ML//Training//knowledge distillation

Training a small "student" model to mimic a large "teacher" model's behavior, instead of training from scratch on raw data.


Training a small "student" model to mimic a large "teacher" model's behavior, instead of training from scratch on raw data.

The key insight: the teacher's softmax output distribution contains more information than hard labels. When GPT-4 says "cat: 0.7, dog: 0.2, tiger: 0.1", that ranking teaches the student about similarity between categories. Hard labels ("cat: 1, everything else: 0") throw this away.

Temperature scaling amplifies these soft targets: raise the temperature during distillation to smooth the distribution, making the small differences between non-top classes more visible to the student.

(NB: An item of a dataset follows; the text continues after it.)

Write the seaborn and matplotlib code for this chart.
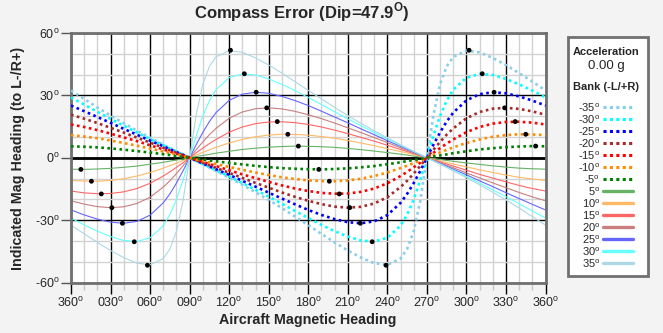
import matplotlib
matplotlib.use("Agg")
import matplotlib.pyplot as plt
import seaborn as sns
from matplotlib import font_manager
from matplotlib.lines import Line2D
from matplotlib.patches import Rectangle
from matplotlib.ticker import MultipleLocator

# ---------------- data ----------------
HEADING = [0, 10, 20, 30, 40, 50, 60, 70, 75, 80, 85, 90, 95, 100, 105, 110, 120, 130, 140,
           150, 160, 170, 180, 190, 200, 210, 220, 230, 240, 250, 255, 260, 265, 270, 275,
           280, 285, 290, 300, 310, 320, 330, 340, 350, 360]

ERR_P5 = [-5.5, -5.6, -5.4, -5.1, -4.6, -4.0, -3.1, -2.2, -1.6, -1.1, -0.6, 0.0,
          0.6, 1.1, 1.6, 2.2, 3.1, 4.0, 4.6, 5.1, 5.4, 5.6, 5.5, 5.3, 5.0, 4.5, 3.9, 3.2, 2.5, 1.7, 1.3, 0.8, 0.4,
          0.0, -0.4, -0.8, -1.3, -1.7, -2.5, -3.2, -3.9, -4.5, -5.0, -5.3, -5.5]
ERR_M5 = [5.5, 5.3, 5.0, 4.5, 3.9, 3.2, 2.5, 1.7, 1.3, 0.8, 0.4, 0.0,
          -0.4, -0.8, -1.3, -1.7, -2.5, -3.2, -3.9, -4.5, -5.0, -5.3, -5.5, -5.6, -5.4, -5.1, -4.6, -4.0, -3.1, -2.2, -1.6, -1.1, -0.6,
          0.0, 0.6, 1.1, 1.6, 2.2, 3.1, 4.0, 4.6, 5.1, 5.4, 5.6, 5.5]
ERR_P10 = [-10.9, -11.2, -11.3, -10.9, -10.1, -8.8, -7.1, -5.0, -3.8, -2.6, -1.3, 0.0,
           1.3, 2.6, 3.8, 5.0, 7.1, 8.8, 10.1, 10.9, 11.3, 11.2, 10.9, 10.2, 9.4, 8.3, 7.1, 5.8, 4.4, 3.0, 2.3, 1.5, 0.8,
           0.0, -0.8, -1.5, -2.3, -3.0, -4.4, -5.8, -7.1, -8.3, -9.4, -10.2, -10.9]
ERR_M10 = [10.9, 10.2, 9.4, 8.3, 7.1, 5.8, 4.4, 3.0, 2.3, 1.5, 0.8, 0.0,
           -0.8, -1.5, -2.3, -3.0, -4.4, -5.8, -7.1, -8.3, -9.4, -10.2, -10.9, -11.2, -11.3, -10.9, -10.1, -8.8, -7.1, -5.0, -3.8, -2.6, -1.3,
           0.0, 1.3, 2.6, 3.8, 5.0, 7.1, 8.8, 10.1, 10.9, 11.3, 11.2, 10.9]
ERR_P15 = [-16.0, -16.9, -17.3, -17.2, -16.4, -14.8, -12.3, -8.8, -6.8, -4.6, -2.4, 0.0,
           2.4, 4.6, 6.8, 8.8, 12.3, 14.8, 16.4, 17.2, 17.3, 16.9, 16.0, 14.8, 13.3, 11.6, 9.8, 8.0, 6.0, 4.0, 3.0, 2.0, 1.0,
           0.0, -1.0, -2.0, -3.0, -4.0, -6.0, -8.0, -9.8, -11.6, -13.3, -14.8, -16.0]
ERR_M15 = [16.0, 14.8, 13.3, 11.6, 9.8, 8.0, 6.0, 4.0, 3.0, 2.0, 1.0, 0.0,
           -1.0, -2.0, -3.0, -4.0, -6.0, -8.0, -9.8, -11.6, -13.3, -14.8, -16.0, -16.9, -17.3, -17.2, -16.4, -14.8, -12.3, -8.8, -6.8, -4.6, -2.4,
           0.0, 2.4, 4.6, 6.8, 8.8, 12.3, 14.8, 16.4, 17.2, 17.3, 16.9, 16.0]
ERR_P20 = [-20.7, -22.3, -23.5, -24.0, -23.6, -22.0, -19.0, -14.1, -11.1, -7.6, -3.9, 0.0,
           3.9, 7.6, 11.1, 14.1, 19.0, 22.0, 23.6, 24.0, 23.5, 22.3, 20.7, 18.8, 16.7, 14.4, 12.1, 9.7, 7.3, 4.8, 3.6, 2.4, 1.2,
           0.0, -1.2, -2.4, -3.6, -4.8, -7.3, -9.7, -12.1, -14.4, -16.7, -18.8, -20.7]
ERR_M20 = [20.7, 18.8, 16.7, 14.4, 12.1, 9.7, 7.3, 4.8, 3.6, 2.4, 1.2, 0.0,
           -1.2, -2.4, -3.6, -4.8, -7.3, -9.7, -12.1, -14.4, -16.7, -18.8, -20.7, -22.3, -23.5, -24.0, -23.6, -22.0, -19.0, -14.1, -11.1, -7.6, -3.9,
           0.0, 3.9, 7.6, 11.1, 14.1, 19.0, 22.0, 23.6, 24.0, 23.5, 22.3, 20.7]
ERR_P25 = [-25.1, -27.5, -29.5, -31.0, -31.5, -30.6, -27.6, -21.7, -17.4, -12.2, -6.3, 0.0,
           6.3, 12.2, 17.4, 21.7, 27.6, 30.6, 31.5, 31.0, 29.5, 27.5, 25.1, 22.4, 19.6, 16.8, 13.9, 11.1, 8.2, 5.5, 4.1, 2.7, 1.4,
           0.0, -1.4, -2.7, -4.1, -5.5, -8.2, -11.1, -13.9, -16.8, -19.6, -22.4, -25.1]
ERR_M25 = [25.1, 22.4, 19.6, 16.8, 13.9, 11.1, 8.2, 5.5, 4.1, 2.7, 1.4, 0.0,
           -1.4, -2.7, -4.1, -5.5, -8.2, -11.1, -13.9, -16.8, -19.6, -22.4, -25.1, -27.5, -29.5, -31.0, -31.5, -30.6, -27.6, -21.7, -17.4, -12.2, -6.3,
           0.0, 6.3, 12.2, 17.4, 21.7, 27.6, 30.6, 31.5, 31.0, 29.5, 27.5, 25.1]
ERR_P30 = [-29.0, -32.3, -35.3, -37.9, -39.8, -40.3, -38.5, -32.7, -27.4, -20.1, -10.7, 0.0,
           10.7, 20.1, 27.4, 32.7, 38.5, 40.3, 39.8, 37.9, 35.3, 32.3, 29.0, 25.6, 22.1, 18.7, 15.4, 12.2, 9.0, 6.0, 4.5, 3.0, 1.5,
           0.0, -1.5, -3.0, -4.5, -6.0, -9.0, -12.2, -15.4, -18.7, -22.1, -25.6, -29.0]
ERR_M30 = [29.0, 25.6, 22.1, 18.7, 15.4, 12.2, 9.0, 6.0, 4.5, 3.0, 1.5, 0.0,
           -1.5, -3.0, -4.5, -6.0, -9.0, -12.2, -15.4, -18.7, -22.1, -25.6, -29.0, -32.3, -35.3, -37.9, -39.8, -40.3, -38.5, -32.7, -27.4, -20.1, -10.7,
           0.0, 10.7, 20.1, 27.4, 32.7, 38.5, 40.3, 39.8, 37.9, 35.3, 32.3, 29.0]
ERR_P35 = [-32.4, -36.6, -40.7, -44.6, -48.0, -50.7, -51.5, -48.5, -43.9, -35.3, -20.7, 0.0,
           20.7, 35.3, 43.9, 48.5, 51.5, 50.7, 48.0, 44.6, 40.7, 36.6, 32.4, 28.3, 24.2, 20.3, 16.6, 13.0, 9.6, 6.3, 4.7, 3.1, 1.6,
           0.0, -1.6, -3.1, -4.7, -6.3, -9.6, -13.0, -16.6, -20.3, -24.2, -28.3, -32.4]
ERR_M35 = [32.4, 28.3, 24.2, 20.3, 16.6, 13.0, 9.6, 6.3, 4.7, 3.1, 1.6, 0.0,
           -1.6, -3.1, -4.7, -6.3, -9.6, -13.0, -16.6, -20.3, -24.2, -28.3, -32.4, -36.6, -40.7, -44.6, -48.0, -50.7, -51.5, -48.5, -43.9, -35.3, -20.7,
           0.0, 20.7, 35.3, 43.9, 48.5, 51.5, 50.7, 48.0, 44.6, 40.7, 36.6, 32.4]

BANKS = [-35, -30, -25, -20, -15, -10, -5, 5, 10, 15, 20, 25, 30, 35]
BANK_LABELS = ["-35", "-30", "-25", "-20", "-15", "-10", "-5", "5", "10", "15", "20", "25", "30", "35"]
BANK_COLORS = ["#87CEEB", "#00FFFF", "#0000FF", "#A52A2A", "#FF0000", "#FF8C00", "#008000",
               "#66B366", "#FFBA66", "#FF6666", "#C97F7F", "#6666FF", "#66FFFF", "#ADD8E6"]

# max-error markers (banks 35 .. 5)
PEAK_VAL = [51.7, 40.4, 31.5, 24.0, 17.4, 11.3, 5.6]
SOLID_MAX_X = [121, 131.5, 140.5, 148.5, 156.5, 164.5, 172.5]
SOLID_MIN_X = [58, 48, 39, 31, 23, 15.5, 7.5]
DOTTED_MIN_X = [239, 228.5, 219.5, 211.5, 203.5, 196, 188]
DOTTED_MAX_X = [302, 312, 321, 329, 337, 345, 352.5]

XTICK_LABELS = ["360", "030", "060", "090", "120", "150", "180", "210", "240", "270", "300", "330", "360"]
YTICK_LABELS = ["-60", "-30", "0", "30", "60"]

SERIES = {-35: ERR_M35, -30: ERR_M30, -25: ERR_M25, -20: ERR_M20, -15: ERR_M15, -10: ERR_M10, -5: ERR_M5,
          5: ERR_P5, 10: ERR_P10, 15: ERR_P15, 20: ERR_P20, 25: ERR_P25, 30: ERR_P30, 35: ERR_P35}

# ---------------- fonts ----------------
def pick(names):
    for n in names:
        try:
            font_manager.findfont(font_manager.FontProperties(family=n), fallback_to_default=False)
            return n
        except Exception:
            pass
    return "DejaVu Sans"

FONT = pick(["Liberation Sans Narrow", "Liberation Sans", "Arial"])
sns.set_style("white")
plt.rcParams["font.family"] = [FONT, "DejaVu Sans"]
plt.rcParams["mathtext.fontset"] = "custom"
plt.rcParams["mathtext.rm"] = FONT
plt.rcParams["mathtext.bf"] = FONT + ":bold"

W, H = 663, 333
fig = plt.figure(figsize=(W / 100, H / 100), dpi=100, facecolor="#f3f3f3")
L, R, T, B = 71, 545.5, 33, 282.5
ax = fig.add_axes([L / W, 1 - B / H, (R - L) / W, (B - T) / H])
ax.set_facecolor("white")

def deg(s):
    return s + r"$^{\rm o}$"

# grid
ax.set_xlim(0, 360)
ax.set_ylim(-60, 60)
ax.xaxis.set_major_locator(MultipleLocator(30))
ax.xaxis.set_minor_locator(MultipleLocator(10))
ax.yaxis.set_major_locator(MultipleLocator(30))
ax.yaxis.set_minor_locator(MultipleLocator(10))
ax.grid(which="minor", color="#d2d2d2", lw=1.0)
ax.grid(which="major", color="#000000", lw=1.0)
ax.set_axisbelow(True)
ax.axhline(0, color="black", lw=2.0, zorder=1)

# curves
for bank, color in zip(BANKS, BANK_COLORS):
    vals = SERIES[bank]
    if bank < 0:
        sns.lineplot(x=HEADING, y=vals, ax=ax, color=color, lw=1.9, linestyle=(0, (1, 1.3)),
                     sort=False, legend=False, zorder=3)
    else:
        sns.lineplot(x=HEADING, y=vals, ax=ax, color=color, lw=0.8, sort=False, legend=False, zorder=2)

dot_x = SOLID_MAX_X + SOLID_MIN_X + DOTTED_MIN_X + DOTTED_MAX_X
dot_y = PEAK_VAL + [-v for v in PEAK_VAL] + [-v for v in PEAK_VAL] + PEAK_VAL
sns.scatterplot(x=dot_x, y=dot_y, ax=ax, color="black", s=12, edgecolor="none", zorder=5, legend=False)

# spines and ticks
for sp in ax.spines.values():
    sp.set_color("#707070")
    sp.set_linewidth(2.0)
ax.set_xticks(list(range(0, 361, 30)))
ax.set_xticklabels([deg(t) for t in XTICK_LABELS], fontsize=9)
ax.set_yticks([-60, -30, 0, 30, 60])
ax.set_yticklabels([deg(t) for t in YTICK_LABELS], fontsize=9)
ax.tick_params(axis="x", which="major", length=8, width=1.0, color="black", pad=2, direction="out")
ax.tick_params(axis="x", which="minor", length=5, width=1.0, color="#c8c8c8", direction="out")
ax.tick_params(axis="y", which="major", length=7, width=1.0, color="#555555", pad=1, direction="out")
ax.tick_params(axis="y", which="minor", length=0)
ax.tick_params(bottom=True, left=True, which="both")
ax.set_xlabel("")
ax.set_ylabel("")

def px(x, y):
    return x / W, 1 - y / H

fig.text(*px(302, 12), r"Compass Error (Dip=47.9$^{\mathbf{O}}$)", ha="center", va="center",
         fontsize=12, fontweight="bold")
fig.text(*px(308, 320), "Aircraft Magnetic Heading", ha="center", va="center", fontsize=10.3, fontweight="bold")
fig.text(*px(18, 158), "Indicated Mag Heading (to L-/R+)", ha="center", va="center", rotation=90,
         fontsize=10.3, fontweight="bold")

# legend box
x0, y0 = px(567.5, 275.5)
x1, y1 = px(648, 37)
fig.patches.append(Rectangle((x0, y0), x1 - x0, y1 - y0, transform=fig.transFigure,
                             facecolor="white", edgecolor="#707070", lw=2.0, zorder=1))
fig.text(*px(606, 52), "Acceleration", ha="center", va="center", fontsize=8, fontweight="bold")
fig.text(*px(606, 66), "0.00 g", ha="center", va="center", fontsize=9.5)
fig.text(*px(606, 87), "Bank (-L/+R)", ha="center", va="center", fontsize=8, fontweight="bold")
for i, (lab, bank, color) in enumerate(zip(BANK_LABELS, BANKS, BANK_COLORS)):
    yy = 106.7 + 12 * i
    fig.text(*px(600, yy + 1), deg(lab), ha="right", va="center", fontsize=8)
    xa, ya = px(603, yy)
    xb, _ = px(633, yy)
    if bank < 0:
        ln = Line2D([xa, xb], [ya, ya], transform=fig.transFigure, color=color, lw=2.2,
                    linestyle=(0, (1, 1.1)))
    else:
        ln = Line2D([xa, xb], [ya, ya], transform=fig.transFigure, color=color, lw=2.4)
    fig.lines.append(ln)

fig.savefig("out.png", dpi=100, facecolor=fig.get_facecolor())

This is how TinyML and mobile models become practical. A 70B parameter teacher distills its knowledge into a 7B student that runs on a phone. The student can't match the teacher, but it captures 90%+ of the capability at 10% of the cost.

Closely related to Chinchilla and scaling laws: if you know the optimal model size for your compute budget, distillation lets you compress a larger model down to that size after training.

Not just for compression: distillation is also used to transfer capabilities across architectures. A Transformer teacher can distill into an SSM student, or a generalist into a specialist.

Synthetic data generation is a form of distillation: when you use a large model to generate training data for a smaller model, the synthetic data carries the teacher's implicit knowledge.